Tom felt himself vaguely disoriented as he circled around, more quickly now. Yes, the Labyrinth was east. That was Dartmoor to the north. The transition from lush pasture and woodland to bleak tableland never seemed so abrupt as it was from this bird’s-eye view. It was as if two worlds had collided with each other, knitted only by a silver seam that was surely Eggesbrooke, one of the streams rising on the moor. Westwards he twisted. Was that a stable block? And that the kitchen garden? That large irregular shape had to be the dower house. And what was that gorgeous turquoise lozenge glittering so blindingly in the middle of the lawn? He couldn’t tell, he was corkscrewing east again, now able to make out what had to be the Gatehouse and its forecourt, and there, a little farther east down a licorice strip of road, a cluster of cottage roofs and miniature gardens, and one square Norman church tower—evidence of the tiny village of Abbotswick.
North and westwards again, he noted the irregular mosaic of parkland and gardens cede to one large lawn, on which someone—one of Lord Fairhaven’s staff presumably—had chalked a fat Greek cross, white on green. The parachutes beneath him were streaming towards it like obedient geese.

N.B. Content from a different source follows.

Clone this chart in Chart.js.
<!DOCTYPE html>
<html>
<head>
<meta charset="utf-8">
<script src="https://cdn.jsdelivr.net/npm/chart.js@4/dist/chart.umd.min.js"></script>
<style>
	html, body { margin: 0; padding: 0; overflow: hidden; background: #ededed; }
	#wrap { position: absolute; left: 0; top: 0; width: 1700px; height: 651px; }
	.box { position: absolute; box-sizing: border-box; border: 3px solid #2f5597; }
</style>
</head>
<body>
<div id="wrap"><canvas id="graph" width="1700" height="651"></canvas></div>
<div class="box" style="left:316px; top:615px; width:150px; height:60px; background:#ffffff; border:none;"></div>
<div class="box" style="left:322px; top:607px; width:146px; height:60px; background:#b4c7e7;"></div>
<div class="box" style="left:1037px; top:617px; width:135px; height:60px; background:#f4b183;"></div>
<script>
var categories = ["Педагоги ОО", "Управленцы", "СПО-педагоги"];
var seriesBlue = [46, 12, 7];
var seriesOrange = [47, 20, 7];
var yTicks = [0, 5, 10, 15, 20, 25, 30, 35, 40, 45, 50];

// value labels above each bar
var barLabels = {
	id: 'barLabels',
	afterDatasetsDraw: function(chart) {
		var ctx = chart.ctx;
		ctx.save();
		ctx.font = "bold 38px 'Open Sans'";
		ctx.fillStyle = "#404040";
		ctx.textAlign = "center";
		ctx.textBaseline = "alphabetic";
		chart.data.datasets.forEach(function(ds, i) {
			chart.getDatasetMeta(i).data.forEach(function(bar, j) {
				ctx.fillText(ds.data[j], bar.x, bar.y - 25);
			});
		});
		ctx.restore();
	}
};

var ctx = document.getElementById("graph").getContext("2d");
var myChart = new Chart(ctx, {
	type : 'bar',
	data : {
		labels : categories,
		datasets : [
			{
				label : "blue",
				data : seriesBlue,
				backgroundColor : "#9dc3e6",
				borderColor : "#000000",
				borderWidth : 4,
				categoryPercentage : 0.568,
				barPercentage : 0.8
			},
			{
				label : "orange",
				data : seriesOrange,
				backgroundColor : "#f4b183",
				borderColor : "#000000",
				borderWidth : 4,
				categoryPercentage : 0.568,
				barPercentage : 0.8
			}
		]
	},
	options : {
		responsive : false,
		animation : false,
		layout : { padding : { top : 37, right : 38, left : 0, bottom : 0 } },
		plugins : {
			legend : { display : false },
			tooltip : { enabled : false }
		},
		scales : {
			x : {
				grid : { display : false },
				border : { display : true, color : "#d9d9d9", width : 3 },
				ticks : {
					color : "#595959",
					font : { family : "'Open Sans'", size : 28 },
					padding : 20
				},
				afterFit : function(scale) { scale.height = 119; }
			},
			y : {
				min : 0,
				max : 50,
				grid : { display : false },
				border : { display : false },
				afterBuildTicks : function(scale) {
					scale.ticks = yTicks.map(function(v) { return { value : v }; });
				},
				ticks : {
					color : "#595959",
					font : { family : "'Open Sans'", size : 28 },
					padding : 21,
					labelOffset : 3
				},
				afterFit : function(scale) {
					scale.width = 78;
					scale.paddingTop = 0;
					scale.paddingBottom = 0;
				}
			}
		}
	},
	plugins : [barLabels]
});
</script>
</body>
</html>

The cross was his destination, too, the place of safe landing. At one arm of the cross was an elevated wind sock, its narrow end stiffened easterly by the west wind blowing off the Atlantic. This was his beacon and guide. He must loop around, steer into the ground wind, as indicated by the sock, and prepare to glide smoothly towards the target to make a soft landing. Like stepping off a step, their instructor had said in his reassuring voice. Tom glanced at the altimeter on his left wrist as Eggescombe Hall and its outbuildings fell behind him and he swooped down towards the expanse of the western lawn, feeling the earth rise to greet him with a sudden and unexpected force. The sweet tranquility of the canopied descent had somehow confounded time’s ineluctable passage. He was two hundred feet nearer the ground than he had imagined he was. It was here, at this height, that he was to prepare to land, to “flare,” as the instructor had said, to make his final approach in such a fashion as to ensure comfort and safety. It was here, too, that his squawk box was to intrude with voice commands to ease the novice’s final descent. But where is the voice?

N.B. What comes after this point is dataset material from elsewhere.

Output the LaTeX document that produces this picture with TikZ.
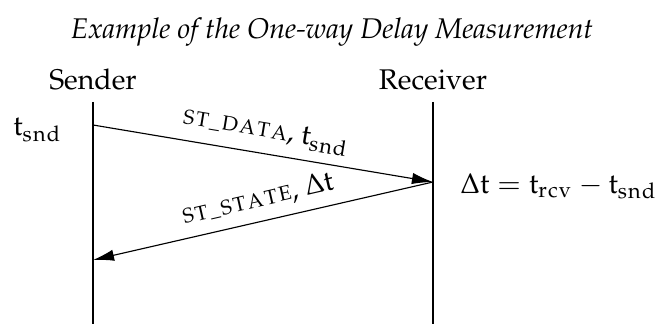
\documentclass[tikz,border=0pt]{standalone}
\usepackage[T1]{fontenc}
\usepackage{mathpazo}
\usepackage{tikz}
\usetikzlibrary{arrows.meta,positioning}

\makeatletter
\newcommand{\spacedcaps}[1]{{\fontsize{7.2}{8}\selectfont\@tfor\@ch:=#1\do{\@ch\kern.09em}\unkern}}
\newcommand{\tsub}[1]{\mathrm{t}_{\@tfor\@ch:=#1\do{\mathrm{\@ch}\mkern1mu}}}
\makeatother

\begin{document}
\begin{tikzpicture}
\useasboundingbox (-1.148,0) rectangle (6.988,4);
\node[font=\itshape, anchor=base] (title) at (2.951,3.53) {Example of the One-way Delay Measurement};
\node[anchor=base] (snd) at (0,2.89) {Sender};
\node[anchor=base] (rcv) at (4.198,2.89) {Receiver};
\coordinate (sTop) at (0,2.741); \coordinate (sBot) at (0,0);
\coordinate (rTop) at (4.198,2.741); \coordinate (rBot) at (4.198,0);
\draw[thick] (sTop) -- (sBot);
\draw[thick] (rTop) -- (rBot);
\coordinate (out) at (0,2.457);
\coordinate (in) at (4.198,1.753);
\coordinate (back) at (0,0.790);
\draw[-{Latex[length=2.6mm,width=1.4mm]}] (out) -- node[sloped, above] (msgA) {\spacedcaps{ST\_DATA}, $\tsub{snd}$} (in);
\draw[-{Latex[length=2.6mm,width=1.4mm]}] (in) -- node[sloped, above] (msgB) {\spacedcaps{ST\_STATE}, $\Delta\mathrm{t}$} (back);
\node[anchor=base east] (tsnd) at (-0.25,2.33) {$\tsub{snd}$};
\node[anchor=base west] (delta) at (4.41,1.617) {$\Delta\mathrm{t} = \tsub{rcv} - \tsub{snd}$};
\end{tikzpicture}
\end{document}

“Hello,” he addressed the box, concern giving over to alarm. “Hello? Jumper Number Nine here awaiting instructions . . . Hello?”
The thing was mute.
It was then Tom realised something was awry. Something was worryingly, troublingly not kosher.
He wasn’t being ignored. The radio was dead.

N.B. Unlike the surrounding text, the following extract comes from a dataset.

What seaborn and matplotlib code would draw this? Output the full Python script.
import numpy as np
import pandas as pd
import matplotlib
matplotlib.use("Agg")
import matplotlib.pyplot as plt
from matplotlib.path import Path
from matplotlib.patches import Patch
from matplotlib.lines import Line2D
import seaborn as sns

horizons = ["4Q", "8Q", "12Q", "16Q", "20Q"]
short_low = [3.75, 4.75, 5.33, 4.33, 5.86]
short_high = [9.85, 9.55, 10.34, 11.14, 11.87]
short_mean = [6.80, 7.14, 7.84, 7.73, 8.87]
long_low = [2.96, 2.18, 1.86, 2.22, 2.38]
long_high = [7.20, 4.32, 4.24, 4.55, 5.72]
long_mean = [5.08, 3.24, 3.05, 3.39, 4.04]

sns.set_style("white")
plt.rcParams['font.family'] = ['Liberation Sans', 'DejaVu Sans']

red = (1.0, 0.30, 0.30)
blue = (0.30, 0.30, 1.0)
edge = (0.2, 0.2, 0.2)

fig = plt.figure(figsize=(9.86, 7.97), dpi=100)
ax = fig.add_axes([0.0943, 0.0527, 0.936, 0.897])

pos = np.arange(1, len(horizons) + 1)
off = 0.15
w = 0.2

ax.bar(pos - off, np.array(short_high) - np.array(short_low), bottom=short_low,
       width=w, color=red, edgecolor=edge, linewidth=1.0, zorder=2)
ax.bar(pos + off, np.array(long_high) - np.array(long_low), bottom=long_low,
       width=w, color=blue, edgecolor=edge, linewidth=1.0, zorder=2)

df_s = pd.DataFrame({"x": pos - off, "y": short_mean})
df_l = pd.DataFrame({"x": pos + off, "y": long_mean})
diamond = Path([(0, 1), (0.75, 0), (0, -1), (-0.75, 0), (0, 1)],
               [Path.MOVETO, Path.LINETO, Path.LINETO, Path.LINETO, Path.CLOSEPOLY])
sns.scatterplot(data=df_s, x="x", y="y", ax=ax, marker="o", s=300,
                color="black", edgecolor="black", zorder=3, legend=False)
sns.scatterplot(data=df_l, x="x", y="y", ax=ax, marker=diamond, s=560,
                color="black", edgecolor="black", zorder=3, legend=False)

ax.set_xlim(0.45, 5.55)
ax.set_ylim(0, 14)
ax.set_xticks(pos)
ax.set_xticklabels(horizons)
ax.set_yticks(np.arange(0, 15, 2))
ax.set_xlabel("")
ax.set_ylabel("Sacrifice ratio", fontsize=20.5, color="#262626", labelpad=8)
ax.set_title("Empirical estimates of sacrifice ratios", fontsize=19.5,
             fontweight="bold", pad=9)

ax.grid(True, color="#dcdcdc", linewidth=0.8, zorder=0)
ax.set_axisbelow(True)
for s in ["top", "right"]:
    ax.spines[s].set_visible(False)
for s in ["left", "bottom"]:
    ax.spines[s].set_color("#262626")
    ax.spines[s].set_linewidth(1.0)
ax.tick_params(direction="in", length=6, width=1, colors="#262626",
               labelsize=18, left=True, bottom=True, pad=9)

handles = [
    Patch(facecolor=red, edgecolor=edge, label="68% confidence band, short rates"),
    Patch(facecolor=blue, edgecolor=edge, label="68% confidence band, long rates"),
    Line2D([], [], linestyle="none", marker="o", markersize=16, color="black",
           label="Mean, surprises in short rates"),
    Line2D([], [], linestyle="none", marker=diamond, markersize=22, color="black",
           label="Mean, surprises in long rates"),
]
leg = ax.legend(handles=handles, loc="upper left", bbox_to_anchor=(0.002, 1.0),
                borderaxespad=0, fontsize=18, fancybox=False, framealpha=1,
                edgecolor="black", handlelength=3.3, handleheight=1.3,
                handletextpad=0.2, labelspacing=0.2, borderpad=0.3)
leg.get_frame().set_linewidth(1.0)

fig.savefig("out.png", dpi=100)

The ground loomed up faster, no pleasant pasture now. The instructor’s directives flew, half remembered, into Tom’s brain: Take toggles at shoulders, pull down to breastbone, turn your wrists to your body and push the toggles between your legs in a smooth motion. Yes, he thought with giddy relief, he would make the target, not go hurtling into a hedgerow or drop onto the gorse-covered, rock-strewn moor. Yes, he was slowing, but now he felt little gentleness in his approach. The solid unforgiving earth seemed poised to open and swallow him. From the corners of his eyes, he could see a few who had already landed, jumpsuited, stopping in the scooping of their nylon canopies, staring up at him, helpless in the face of danger.
And now, heart again surging into his throat, eyes horrified to see individuated blades bloom in the chalky grass, he quickly lifted his legs behind him in the approved manner, then as quickly extended them, set to land first on the balls of his feet, to absorb the shock. But the ground raced to meet him with astonishing fury. As his feet grazed the armour of the soil, he felt only helpless surprise at his contorting, ungovernable body. His landing turned collapse. Something buckled and twisted. He sensed injury before his brain registered it and when it did, it came as the purest, brightest burst of pain.